• Short problem: Below is a listing to write out in full, exactly as given, without its pictures.
'''
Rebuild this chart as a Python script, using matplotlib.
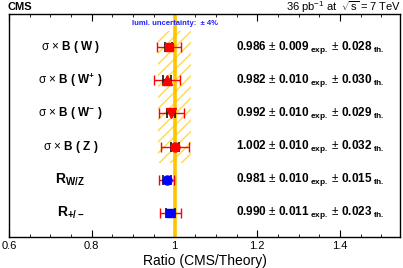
import numpy as np
import matplotlib
matplotlib.use("Agg")
import matplotlib.pyplot as plt
from matplotlib.ticker import MultipleLocator

plt.rcParams['font.family'] = ['Liberation Sans', 'DejaVu Sans']
plt.rcParams['mathtext.fontset'] = 'custom'
plt.rcParams['mathtext.rm'] = 'Liberation Sans'
plt.rcParams['mathtext.bf'] = 'Liberation Sans:bold'
plt.rcParams['mathtext.it'] = 'Liberation Sans:italic'
plt.rcParams['mathtext.sf'] = 'Liberation Sans'
plt.rcParams['hatch.linewidth'] = 1.0

# ---- data ----
labels = [r"σ × $\mathbf{B\ (\ W\ )}$",
          r"σ × $\mathbf{B\ (\ W^{+}\ )}$",
          r"σ × $\mathbf{B\ (\ W^{-}\ )}$",
          r"σ × $\mathbf{B\ (\ Z\ )}$",
          r"$\mathbf{R_{W/Z}}$",
          r"$\mathbf{R_{+/-}}$"]
values = [0.986, 0.982, 0.992, 1.002, 0.981, 0.990]
exp_err = [0.009, 0.010, 0.010, 0.010, 0.010, 0.011]
th_err = [0.028, 0.030, 0.029, 0.032, 0.015, 0.023]
markers = ['s', '^', 'v', 'o', 'o', 's']
colors = ['red', 'red', 'red', 'red', 'blue', 'blue']
lumi_unc = 0.04

fig = plt.figure(figsize=(4.03, 2.68), dpi=100)
ax = fig.add_axes([9/403, 1 - 237/268, (400 - 9)/403, (237 - 14)/268])

n = len(values)
ypos = np.arange(n, 0, -1)

ax.set_xlim(0.6, 1.545)
ax.set_ylim(0.27, 7.0)

# lumi band
ax.fill_between([1 - lumi_unc, 1 + lumi_unc], 2.5, 6.5, facecolor='none',
                edgecolor='#FFD84A', hatch='///', linewidth=0)
ax.axvline(1.0, color='#FFC400', lw=2.6, zorder=2)

for i in range(n):
    v = values[i]
    y = ypos[i]
    tot = np.hypot(exp_err[i], th_err[i])
    ax.errorbar(v, y, xerr=tot, fmt='none', ecolor='red', elinewidth=1.0,
                capsize=3.5, capthick=1.0, zorder=3)
    ax.errorbar(v, y, xerr=exp_err[i], fmt='none', ecolor='#222222', elinewidth=1.3,
                capsize=3.5, capthick=1.3, zorder=4)
    ms = 6.5 if markers[i] in ('^', 'v', 'o') else 6
    ax.plot(v, y, marker=markers[i], color=colors[i], ms=ms, mec=colors[i], zorder=5,
            ls='none')
    fs = 10 if i >= 4 else 8.5
    ax.text(0.748, y, labels[i], ha='center', va='center', fontsize=fs)
    txt = (r"$\mathbf{%.3f}$ ± $\mathbf{%.3f}_{\mathbf{\ exp.}}$ ± $\mathbf{%.3f}_{\mathbf{\ th.}}$"
           % (v, exp_err[i], th_err[i]))
    ax.text(1.148, y, txt, ha='left', va='center', fontsize=8.5)

ax.text(1.0, 6.72, r"lumi. uncertainty:  ± 4%", ha='center', va='center',
        fontsize=5.5, color='#2020FF', fontweight='bold')

ax.xaxis.set_major_locator(MultipleLocator(0.2))
ax.xaxis.set_minor_locator(MultipleLocator(0.05))
ax.tick_params(axis='x', which='both', direction='in', top=True, labelsize=8, pad=3)
ax.tick_params(axis='x', which='major', length=5)
ax.tick_params(axis='x', which='minor', length=2.5)
ax.set_xticks([0.6, 0.8, 1.0, 1.2, 1.4])
ax.set_xticklabels(['0.6', '0.8', '1', '1.2', '1.4'])
ax.set_yticks([])
for s in ax.spines.values():
    s.set_linewidth(1.0)
ax.set_xlabel('Ratio (CMS/Theory)', fontsize=10, labelpad=1)
ax.xaxis.set_label_coords(0.5, -0.075)

fig.text(8/403, 1 - 7/268, 'CMS', ha='left', va='center', fontsize=8, fontweight='bold')
fig.text(401/403, 1 - 7/268, r"36 pb$^{\mathregular{-1}}$ at  $\sqrt{\mathregular{s}}$ = 7 TeV",
         ha='right', va='center', fontsize=8)

fig.savefig('out.png', dpi=100)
'''
• Solution for this task:
Rebuild this chart as a Python script, using matplotlib.
import numpy as np
import matplotlib
matplotlib.use("Agg")
import matplotlib.pyplot as plt
from matplotlib.ticker import MultipleLocator

plt.rcParams['font.family'] = ['Liberation Sans', 'DejaVu Sans']
plt.rcParams['mathtext.fontset'] = 'custom'
plt.rcParams['mathtext.rm'] = 'Liberation Sans'
plt.rcParams['mathtext.bf'] = 'Liberation Sans:bold'
plt.rcParams['mathtext.it'] = 'Liberation Sans:italic'
plt.rcParams['mathtext.sf'] = 'Liberation Sans'
plt.rcParams['hatch.linewidth'] = 1.0

# ---- data ----
labels = [r"σ × $\mathbf{B\ (\ W\ )}$",
          r"σ × $\mathbf{B\ (\ W^{+}\ )}$",
          r"σ × $\mathbf{B\ (\ W^{-}\ )}$",
          r"σ × $\mathbf{B\ (\ Z\ )}$",
          r"$\mathbf{R_{W/Z}}$",
          r"$\mathbf{R_{+/-}}$"]
values = [0.986, 0.982, 0.992, 1.002, 0.981, 0.990]
exp_err = [0.009, 0.010, 0.010, 0.010, 0.010, 0.011]
th_err = [0.028, 0.030, 0.029, 0.032, 0.015, 0.023]
markers = ['s', '^', 'v', 'o', 'o', 's']
colors = ['red', 'red', 'red', 'red', 'blue', 'blue']
lumi_unc = 0.04

fig = plt.figure(figsize=(4.03, 2.68), dpi=100)
ax = fig.add_axes([9/403, 1 - 237/268, (400 - 9)/403, (237 - 14)/268])

n = len(values)
ypos = np.arange(n, 0, -1)

ax.set_xlim(0.6, 1.545)
ax.set_ylim(0.27, 7.0)

# lumi band
ax.fill_between([1 - lumi_unc, 1 + lumi_unc], 2.5, 6.5, facecolor='none',
                edgecolor='#FFD84A', hatch='///', linewidth=0)
ax.axvline(1.0, color='#FFC400', lw=2.6, zorder=2)

for i in range(n):
    v = values[i]
    y = ypos[i]
    tot = np.hypot(exp_err[i], th_err[i])
    ax.errorbar(v, y, xerr=tot, fmt='none', ecolor='red', elinewidth=1.0,
                capsize=3.5, capthick=1.0, zorder=3)
    ax.errorbar(v, y, xerr=exp_err[i], fmt='none', ecolor='#222222', elinewidth=1.3,
                capsize=3.5, capthick=1.3, zorder=4)
    ms = 6.5 if markers[i] in ('^', 'v', 'o') else 6
    ax.plot(v, y, marker=markers[i], color=colors[i], ms=ms, mec=colors[i], zorder=5,
            ls='none')
    fs = 10 if i >= 4 else 8.5
    ax.text(0.748, y, labels[i], ha='center', va='center', fontsize=fs)
    txt = (r"$\mathbf{%.3f}$ ± $\mathbf{%.3f}_{\mathbf{\ exp.}}$ ± $\mathbf{%.3f}_{\mathbf{\ th.}}$"
           % (v, exp_err[i], th_err[i]))
    ax.text(1.148, y, txt, ha='left', va='center', fontsize=8.5)

ax.text(1.0, 6.72, r"lumi. uncertainty:  ± 4%", ha='center', va='center',
        fontsize=5.5, color='#2020FF', fontweight='bold')

ax.xaxis.set_major_locator(MultipleLocator(0.2))
ax.xaxis.set_minor_locator(MultipleLocator(0.05))
ax.tick_params(axis='x', which='both', direction='in', top=True, labelsize=8, pad=3)
ax.tick_params(axis='x', which='major', length=5)
ax.tick_params(axis='x', which='minor', length=2.5)
ax.set_xticks([0.6, 0.8, 1.0, 1.2, 1.4])
ax.set_xticklabels(['0.6', '0.8', '1', '1.2', '1.4'])
ax.set_yticks([])
for s in ax.spines.values():
    s.set_linewidth(1.0)
ax.set_xlabel('Ratio (CMS/Theory)', fontsize=10, labelpad=1)
ax.xaxis.set_label_coords(0.5, -0.075)

fig.text(8/403, 1 - 7/268, 'CMS', ha='left', va='center', fontsize=8, fontweight='bold')
fig.text(401/403, 1 - 7/268, r"36 pb$^{\mathregular{-1}}$ at  $\sqrt{\mathregular{s}}$ = 7 TeV",
         ha='right', va='center', fontsize=8)

fig.savefig('out.png', dpi=100)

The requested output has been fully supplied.